Tuesday, May 21, 2024

Chains of love





December 25, 2012

This never gets easy, this sadness that comes on holidays like this.
We talk about home and home coming, and realize that surviving means leaving many of those things behind – especially the people.
Once rich in family, I have become devoid of members – either scattered by the grim reaper or driven out of the state by high taxes.
Also, a huge part of the holiday has always been my best friend’s birthday for which we gathered each year on Christmas Eve to celebrate, a gathering that lost meaning with his death in March 1995.
Most of my closest family died in the years between 1989, when Uncle Harry died, to New Years Eve 2001-01 with the passing of my mother. A few lingered for the next decade, but the last of those I consider my elders or contemporaries passed this year, leaving a huge gap in my life – even though I had not seen Uncle Pete in a few years.
My family has for the most part consisted of wife, ex-wife and my daughter, and Christmas has usually involved a trip around the holidays to Scranton where my ex-wife and daughter live.
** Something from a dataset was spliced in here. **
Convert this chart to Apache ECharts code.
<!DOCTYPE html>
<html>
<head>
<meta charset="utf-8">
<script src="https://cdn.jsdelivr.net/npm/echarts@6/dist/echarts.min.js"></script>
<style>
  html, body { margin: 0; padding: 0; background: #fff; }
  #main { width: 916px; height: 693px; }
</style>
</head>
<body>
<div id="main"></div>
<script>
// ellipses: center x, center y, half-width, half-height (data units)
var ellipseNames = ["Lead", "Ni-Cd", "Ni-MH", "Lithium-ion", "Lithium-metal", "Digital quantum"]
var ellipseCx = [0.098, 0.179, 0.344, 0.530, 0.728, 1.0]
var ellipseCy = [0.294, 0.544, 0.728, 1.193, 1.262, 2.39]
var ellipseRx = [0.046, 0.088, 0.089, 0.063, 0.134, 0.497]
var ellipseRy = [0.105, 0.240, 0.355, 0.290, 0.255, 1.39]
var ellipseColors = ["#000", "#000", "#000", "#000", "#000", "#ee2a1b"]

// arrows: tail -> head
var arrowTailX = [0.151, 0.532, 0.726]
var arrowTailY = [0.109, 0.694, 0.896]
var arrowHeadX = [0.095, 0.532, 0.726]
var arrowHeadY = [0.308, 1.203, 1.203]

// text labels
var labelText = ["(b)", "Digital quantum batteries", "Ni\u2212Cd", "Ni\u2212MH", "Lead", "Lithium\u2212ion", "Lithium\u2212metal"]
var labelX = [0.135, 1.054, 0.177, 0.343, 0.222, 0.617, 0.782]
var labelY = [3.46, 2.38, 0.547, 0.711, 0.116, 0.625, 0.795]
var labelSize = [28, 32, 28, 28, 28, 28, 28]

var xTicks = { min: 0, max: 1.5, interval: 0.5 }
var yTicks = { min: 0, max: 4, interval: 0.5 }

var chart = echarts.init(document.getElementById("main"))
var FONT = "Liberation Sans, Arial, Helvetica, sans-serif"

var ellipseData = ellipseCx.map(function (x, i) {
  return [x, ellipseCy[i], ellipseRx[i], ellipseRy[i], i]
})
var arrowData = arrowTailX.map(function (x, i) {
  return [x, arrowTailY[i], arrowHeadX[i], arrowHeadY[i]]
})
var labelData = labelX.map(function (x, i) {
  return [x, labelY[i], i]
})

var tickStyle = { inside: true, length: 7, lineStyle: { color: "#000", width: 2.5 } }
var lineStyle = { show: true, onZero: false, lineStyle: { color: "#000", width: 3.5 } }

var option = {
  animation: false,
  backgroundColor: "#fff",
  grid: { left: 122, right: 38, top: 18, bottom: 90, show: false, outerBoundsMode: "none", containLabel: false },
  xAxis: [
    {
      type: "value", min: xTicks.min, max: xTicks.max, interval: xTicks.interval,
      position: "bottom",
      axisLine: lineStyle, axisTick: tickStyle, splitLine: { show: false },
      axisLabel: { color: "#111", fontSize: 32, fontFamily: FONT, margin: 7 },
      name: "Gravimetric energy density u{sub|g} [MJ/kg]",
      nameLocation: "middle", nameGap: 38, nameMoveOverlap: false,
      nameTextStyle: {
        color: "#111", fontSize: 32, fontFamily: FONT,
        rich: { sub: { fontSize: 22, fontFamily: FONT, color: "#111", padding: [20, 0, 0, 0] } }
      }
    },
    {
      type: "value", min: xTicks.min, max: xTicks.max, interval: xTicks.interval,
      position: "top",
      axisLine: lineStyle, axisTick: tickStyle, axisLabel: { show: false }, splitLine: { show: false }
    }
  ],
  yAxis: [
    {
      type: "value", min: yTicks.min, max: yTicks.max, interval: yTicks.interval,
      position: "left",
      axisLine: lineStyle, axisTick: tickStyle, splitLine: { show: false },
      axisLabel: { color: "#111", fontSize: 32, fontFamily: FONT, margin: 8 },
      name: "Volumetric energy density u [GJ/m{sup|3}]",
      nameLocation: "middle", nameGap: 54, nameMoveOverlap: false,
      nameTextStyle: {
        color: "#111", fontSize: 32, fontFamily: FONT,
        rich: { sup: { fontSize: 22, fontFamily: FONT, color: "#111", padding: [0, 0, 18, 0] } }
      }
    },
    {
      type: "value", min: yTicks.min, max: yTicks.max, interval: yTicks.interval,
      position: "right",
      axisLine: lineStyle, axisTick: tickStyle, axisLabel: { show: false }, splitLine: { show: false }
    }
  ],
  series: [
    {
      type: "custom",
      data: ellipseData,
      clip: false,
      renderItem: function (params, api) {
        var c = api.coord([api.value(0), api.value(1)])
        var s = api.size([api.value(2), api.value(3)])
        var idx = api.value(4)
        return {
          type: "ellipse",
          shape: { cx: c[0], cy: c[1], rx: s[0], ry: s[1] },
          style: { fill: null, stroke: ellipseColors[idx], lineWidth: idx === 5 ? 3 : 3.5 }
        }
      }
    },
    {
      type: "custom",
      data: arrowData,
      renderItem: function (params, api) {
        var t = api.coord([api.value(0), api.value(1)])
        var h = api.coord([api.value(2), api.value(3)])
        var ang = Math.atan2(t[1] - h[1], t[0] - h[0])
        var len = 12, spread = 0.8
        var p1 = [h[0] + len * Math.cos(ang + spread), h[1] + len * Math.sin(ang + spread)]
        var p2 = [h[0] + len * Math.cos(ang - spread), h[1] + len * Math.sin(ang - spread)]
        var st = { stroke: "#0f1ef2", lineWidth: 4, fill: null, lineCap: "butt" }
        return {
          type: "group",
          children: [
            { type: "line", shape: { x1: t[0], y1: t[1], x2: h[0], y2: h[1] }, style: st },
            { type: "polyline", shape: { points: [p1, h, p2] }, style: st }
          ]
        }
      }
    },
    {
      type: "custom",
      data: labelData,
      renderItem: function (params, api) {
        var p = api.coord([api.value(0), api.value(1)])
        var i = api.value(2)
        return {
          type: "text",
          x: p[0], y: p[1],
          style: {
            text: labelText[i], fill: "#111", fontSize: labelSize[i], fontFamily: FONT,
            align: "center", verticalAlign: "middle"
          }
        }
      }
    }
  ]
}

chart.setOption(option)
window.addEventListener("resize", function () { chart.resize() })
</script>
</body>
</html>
Last year, I went west on Thanksgiving weekend, only to get struck with retina detachment that kept me blind for several months.
This year, I not only went west on Thanksgiving, but also Christmas weekend, staying over in a cheesy motel in Moscow where the wind howled and so did other woodland creatures, although it was the creaking bed that kept waking me, and, of course, the thought of time passing, and people missed, and loved ones past and present, part of that litany of love we profess but rarely accomplish.
Scranton hasn’t changed much since my first visit there in mid-1971, nor over the decade that followed in which I lived an estranged existence from ex-wife and daughter, nor did it seem much altered from that day in July in 1982 when we reconnected, and have kept close since – a city in decade, whole at its core, but frail around its edges, buildings straight out of the turn of a century few are alive now to remember, sagging, gray, sad and full of the terrible social problems most declined economies face: drugs, prostitution, violence, and a fear of change.
Going back is always a trip through time. I always feel like the 32-year-old lost soul seeking forgiveness, returning to make up for past mistakes, and like that first time when I saw my daughter standing waiting for me in one of the small streets (only blocks from where she lives now) waiting for me, I was shocked at how innocent she looked, how previous, and how much like me she has become – naïve in the belief that love conquers all, and the by loving someone, you are not saving them, but yourself.
When I talked to my daughter about marriage, her response reminds me the opening lines of Women in Love, and the offers she’s had, and how she was more tempted not to marry, than to marry, knowing that marriage and love are an experience, but not always a good one, and she still holds out for that one experience that is worthy of temptation.
I am hardly an expert on love, only that when I love, I throw myself recklessly into it, for good or bad, and even when burned by its intensity or by my inability to make it work, I never stop – even for those like one striper I loved in the 1980s whose grave I visit regularly. I will never convince my daughter that love conquers all, and certainly do not believe that it is better to have loved and lost, then to not have loved at all – thinking, of course, of that line from Men in Black: “Oh yeah, why don’t you try it.”
How much this has to do with the poet, I don't know. It's hard to determine if what I had last spring was love or some kind of cold.
I guess the best I can offer is that idea that sometimes, having people who we love in life, here or gone, near or far, endeared or estrange, provides us with those three ghosts we need most to make Christmas work in our lives, and to keep us from dragging around a chain of selfish acts in life in the afterlife. If we bear these chains in life, working loose the kinks that bind us, we need not worry about them in the next world where we can finally greet all those lost souls I ache over each Christmas, my mother, best friend, uncles and aunts, and then take our place on that line to greet those who love has bound us to in this world, hoping that they somehow manage to deal with their own chains before they get there.